(Extracted records)
■ ■ ■ ■ ■ ■ ■
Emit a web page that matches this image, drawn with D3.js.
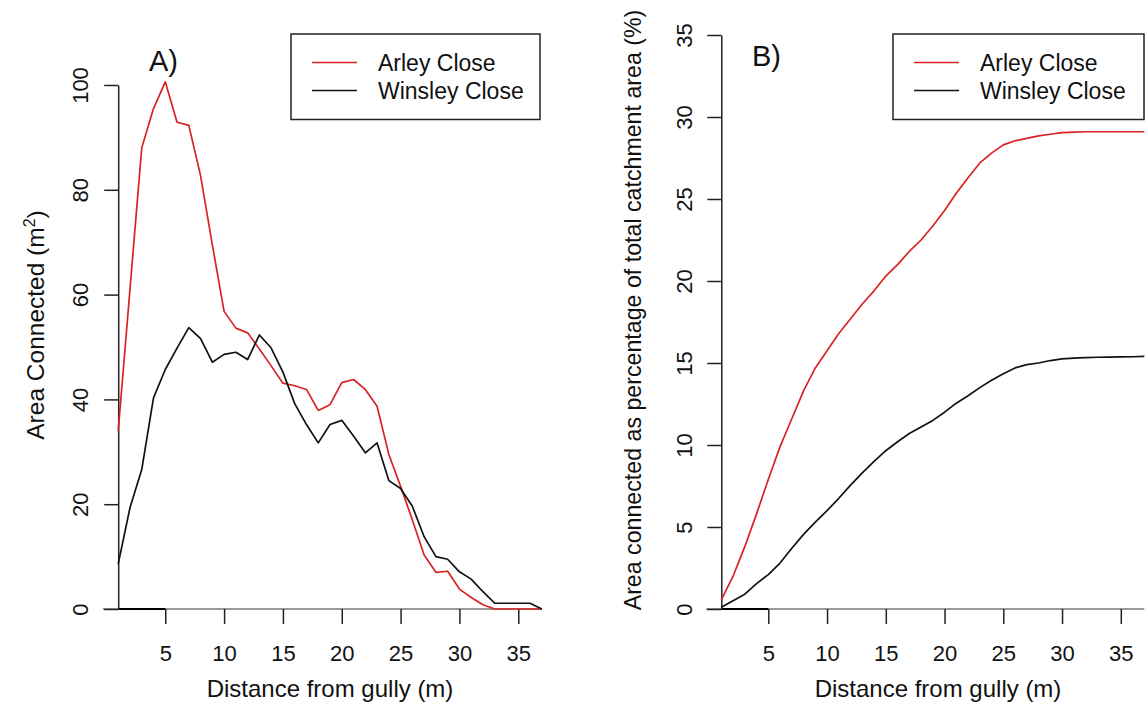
<!DOCTYPE html>
<html><head><meta charset="utf-8">
<script src="https://cdn.jsdelivr.net/npm/d3@7"></script>
<style>body{margin:0;background:#fff}svg{display:block;font-family:"Liberation Sans",Arial,sans-serif}</style>
</head><body>
<svg id="chart" width="1146" height="727"></svg>
<script>
// ---- data ----
const distance = d3.range(1, 38); // 1..37 m
const seriesNames = ["Arley Close", "Winsley Close"];
const seriesColors = ["#d92323", "#111111"];
// Panel A: area connected (m2)
const arleyArea = [34, 61, 88, 95.5, 100.6, 92.9, 92.3, 82.7, 69.5, 56.8, 53.6, 52.7, 49.6, 46.4, 43.1, 42.6, 41.9, 37.9, 39, 43.2, 43.8, 41.9, 38.7, 29.5, 23.4, 17, 10.3, 7, 7.2, 3.8, 2.2, 0.8, 0, 0, 0, 0, 0];
const winsleyArea = [8.6, 19.3, 26.6, 40.3, 45.7, 49.8, 53.7, 51.6, 47.1, 48.6, 49, 47.6, 52.3, 49.8, 45.2, 39.2, 35.2, 31.7, 35.2, 36, 33, 29.8, 31.7, 24.5, 23, 19.6, 13.8, 10, 9.5, 7.1, 5.7, 3.3, 1.1, 1.1, 1.1, 1.1, 0];
// Panel B: cumulative % of total catchment area
const arleyPct = [0.55, 2.0, 3.8, 5.8, 7.9, 9.9, 11.6, 13.3, 14.7, 15.75, 16.8, 17.7, 18.6, 19.4, 20.3, 21.0, 21.8, 22.5, 23.35, 24.3, 25.35, 26.3, 27.2, 27.8, 28.3, 28.55, 28.7, 28.85, 28.95, 29.05, 29.08, 29.1, 29.1, 29.1, 29.1, 29.1, 29.1];
const winsleyPct = [0.1, 0.5, 0.9, 1.55, 2.1, 2.8, 3.7, 4.55, 5.3, 6.0, 6.75, 7.55, 8.3, 9.0, 9.65, 10.2, 10.7, 11.1, 11.5, 12.0, 12.55, 13.0, 13.5, 13.95, 14.35, 14.7, 14.9, 15.0, 15.15, 15.25, 15.3, 15.33, 15.35, 15.36, 15.37, 15.38, 15.4];
const xTicks = [5, 10, 15, 20, 25, 30, 35];
const yTicksA = [0, 20, 40, 60, 80, 100];
const yTicksB = [0, 5, 10, 15, 20, 25, 30, 35];

const svg = d3.select("#chart");

function panel(opt) {
  const x = d3.scaleLinear().domain([1, 37]).range(opt.xr);
  const y = d3.scaleLinear().domain(opt.yd).range([609, opt.ytop]);
  const g = svg.append("g");
  // baseline grey line at y=0
  g.append("line").attr("x1", opt.baseX0).attr("x2", x(37)).attr("y1", y(0)).attr("y2", y(0))
    .attr("stroke", "#777").attr("stroke-width", 1.3);
  g.append("line").attr("x1", x(1)).attr("x2", x(5)).attr("y1", y(0)).attr("y2", y(0))
    .attr("stroke", "#000").attr("stroke-width", 2);
  // x axis ticks
  const xa = g.append("g").attr("transform", `translate(0,${y(0)})`)
    .call(d3.axisBottom(x).tickValues(xTicks).tickSize(15).tickSizeOuter(0).tickPadding(21));
  xa.select(".domain").remove();
  xa.selectAll(".tick line").attr("stroke", "#222").attr("stroke-width", 1.5);
  xa.selectAll("text").attr("font-size", 22).attr("fill", "#111").attr("font-family", "Liberation Sans, Arial, sans-serif");
  // y axis
  const ya = g.append("g").attr("transform", `translate(${x(1)},0)`)
    .call(d3.axisLeft(y).tickValues(opt.yTicks).tickSize(14).tickSizeOuter(0).tickFormat(d3.format("d")));
  ya.select(".domain").attr("stroke", "#222").attr("stroke-width", 1.5);
  ya.selectAll(".tick line").attr("stroke", "#222").attr("stroke-width", 1.5);
  ya.selectAll("text").attr("font-size", 22).attr("fill", "#111")
    .attr("font-family", "Liberation Sans, Arial, sans-serif")
    .attr("text-anchor", "middle").attr("x", 0).attr("dy", 0)
    .attr("transform", `translate(${opt.labX - x(1)},0) rotate(-90)`)
    .attr("dominant-baseline", "central");
  // lines
  const line = d3.line().x((d, i) => x(distance[i])).y(d => y(d));
  opt.series.forEach((s, k) => {
    g.append("path").datum(s).attr("d", line).attr("fill", "none")
      .attr("stroke", seriesColors[k]).attr("stroke-width", 1.7).attr("stroke-linejoin", "round");
  });
  // x title
  g.append("text").attr("x", opt.xTitleX).attr("y", 697).attr("text-anchor", "middle")
    .attr("font-size", 24).attr("fill", "#111").text("Distance from gully (m)");
  // panel label
  g.append("text").attr("x", opt.lab[0]).attr("y", opt.lab[1]).attr("font-size", 29).attr("fill", "#111").text(opt.label);
  // legend
  const L = opt.legend;
  g.append("rect").attr("x", L[0]).attr("y", 34).attr("width", L[1] - L[0]).attr("height", 85.5)
    .attr("fill", "none").attr("stroke", "#222").attr("stroke-width", 1.5);
  seriesNames.forEach((n, k) => {
    const yy = 62.5 + k * 28;
    g.append("line").attr("x1", L[0] + 21).attr("x2", L[0] + 66).attr("y1", yy).attr("y2", yy)
      .attr("stroke", seriesColors[k]).attr("stroke-width", 1.7);
    g.append("text").attr("x", L[0] + 87).attr("y", yy + 8.5).attr("font-size", 23).attr("fill", "#111").text(n);
  });
  return g;
}

const gA = panel({xr: [118.2, 541.8], yd: [0, 100], ytop: 85, baseX0: 103, labX: 80,
  yTicks: yTicksA, series: [arleyArea, winsleyArea], xTitleX: 330, lab: [149, 71], label: "A)",
  legend: [291, 540]});
const gB = panel({xr: [721.3, 1144.3], yd: [0, 35], ytop: 35, baseX0: 706, labX: 684,
  yTicks: yTicksB, series: [arleyPct, winsleyPct], xTitleX: 938, lab: [752, 66], label: "B)",
  legend: [893, 1144]});

// y titles
const tA = svg.append("text").attr("transform", "translate(44,325) rotate(-90)")
  .attr("text-anchor", "middle").attr("font-size", 24.5).attr("fill", "#111");
tA.append("tspan").text("Area Connected (m");
tA.append("tspan").attr("font-size", 16).attr("dy", -9).text("2");
tA.append("tspan").attr("dy", 9).text(")");
svg.append("text").attr("transform", "translate(641,310) rotate(-90)")
  .attr("text-anchor", "middle").attr("font-size", 23.2).attr("fill", "#111")
  .text("Area connected as percentage of total catchment area (%)");
</script>
</body></html>
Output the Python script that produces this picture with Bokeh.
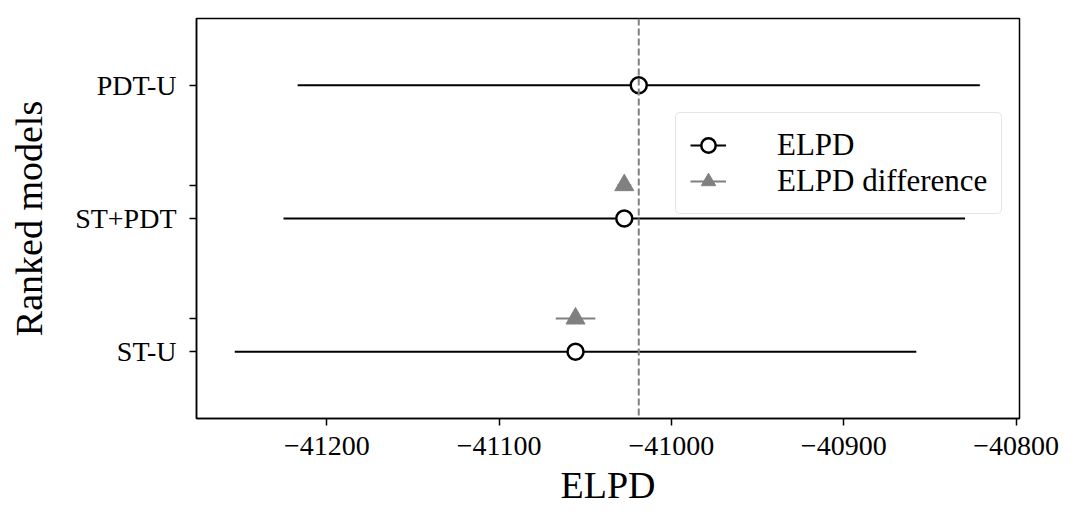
from bokeh.plotting import figure
from bokeh.models import Range1d, FixedTicker, Span, Legend, LegendItem, ColumnDataSource
from bokeh.embed import file_html
from bokeh.resources import INLINE

# ---- data ----
models = ["ST-U", "ST+PDT", "PDT-U"]
model_pos = [0, 1, 2]
elpd = [-41055.7, -41027.4, -41019.0]
elpd_se = [197.8, 197.8, 198.0]
diff_pos = [0.25, 1.25]
diff_elpd = [-41055.7, -41027.4]
diff_se = [11.5, 4.0]
best_elpd = -41019.0
x_ticks = [-41200, -41100, -41000, -40900, -40800]
x_tick_labels = ["\u221241200", "\u221241100", "\u221241000", "\u221240900", "\u221240800"]

FONT = "Liberation Serif"

src = ColumnDataSource(dict(
    y=model_pos, x=elpd,
    lo=[e - s for e, s in zip(elpd, elpd_se)],
    hi=[e + s for e, s in zip(elpd, elpd_se)],
))
dsrc = ColumnDataSource(dict(
    y=diff_pos, x=diff_elpd,
    lo=[e - s for e, s in zip(diff_elpd, diff_se)],
    hi=[e + s for e, s in zip(diff_elpd, diff_se)],
))

p = figure(width=1062, height=508, output_backend="svg", toolbar_location=None,
           x_range=Range1d(-41275.7, -40798.0), y_range=Range1d(-0.5, 2.5),
           min_border_left=196, min_border_right=43, min_border_top=18, min_border_bottom=90)

p.xgrid.visible = False
p.ygrid.visible = False
p.outline_line_color = "black"
p.outline_line_width = 1.5
p.background_fill_color = "white"
p.border_fill_color = "white"

vline = Span(location=best_elpd, dimension="height", line_color="#808080",
             line_width=2, line_dash="7 3")
p.add_layout(vline)

seg = p.segment(x0="lo", y0="y", x1="hi", y1="y", source=src, line_color="black", line_width=2)
circ = p.scatter(x="x", y="y", source=src, marker="circle", size=16,
                 fill_color="white", line_color="black", line_width=2.5)
dseg = p.segment(x0="lo", y0="y", x1="hi", y1="y", source=dsrc, line_color="#808080", line_width=2)
tri = p.scatter(x="x", y="y", source=dsrc, marker="triangle", size=19,
                fill_color="#808080", line_color="#808080")

# axes
xa = p.xaxis[0]
xa.ticker = FixedTicker(ticks=x_ticks, minor_ticks=[])
xa.major_label_overrides = {t: l for t, l in zip(x_ticks, x_tick_labels)}
xa.axis_label = "ELPD"

ya = p.yaxis[0]
ya.ticker = FixedTicker(ticks=model_pos, minor_ticks=diff_pos)
ya.major_label_overrides = {t: l for t, l in zip(model_pos, models)}
ya.axis_label = "Ranked models"

for ax in (xa, ya):
    ax.axis_line_color = "black"
    ax.axis_line_width = 1.5
    ax.major_tick_line_color = "black"
    ax.major_tick_line_width = 1.5
    ax.major_tick_out = 7
    ax.major_tick_in = 0
    ax.minor_tick_line_color = "black"
    ax.minor_tick_line_width = 1.5
    ax.minor_tick_out = 7
    ax.minor_tick_in = 0
    ax.major_label_text_font = FONT
    ax.major_label_text_font_size = "28px"
    ax.major_label_text_color = "black"
    ax.axis_label_text_font = FONT
    ax.axis_label_text_font_size = "38px"
    ax.axis_label_text_font_style = "normal"
    ax.axis_label_text_color = "black"

xa.major_label_standoff = 11
ya.major_label_standoff = 13
xa.axis_label_standoff = 6
ya.axis_label_standoff = 22

legend = Legend(items=[
    LegendItem(label="ELPD", renderers=[seg, circ], index=0),
    LegendItem(label="ELPD difference", renderers=[dseg, tri], index=0),
], location=(479, 204))
legend.label_text_font = FONT
legend.label_text_font_size = "31px"
legend.label_text_color = "black"
legend.label_standoff = 51
legend.glyph_width = 36
legend.glyph_height = 36
legend.spacing = 0
legend.padding = 14
legend.border_line_color = "#cccccc"
legend.border_line_width = 1.5
legend.background_fill_alpha = 0.85
if "border_radius" in Legend.properties():
    legend.border_radius = 5
p.add_layout(legend, "center")

open("out.html", "w").write(file_html(p, INLINE))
■ ■ ■ ■ ■ ■ ■
(What is needed) In the entries above, find the line that contains "Output the Python" and the line that contains "from bokeh.resources import INLINE". Reproduce exactly those two lines and every line between them, but not the pictures.

(Reply)
Output the Python script that produces this picture with Bokeh.
from bokeh.plotting import figure
from bokeh.models import Range1d, FixedTicker, Span, Legend, LegendItem, ColumnDataSource
from bokeh.embed import file_html
from bokeh.resources import INLINE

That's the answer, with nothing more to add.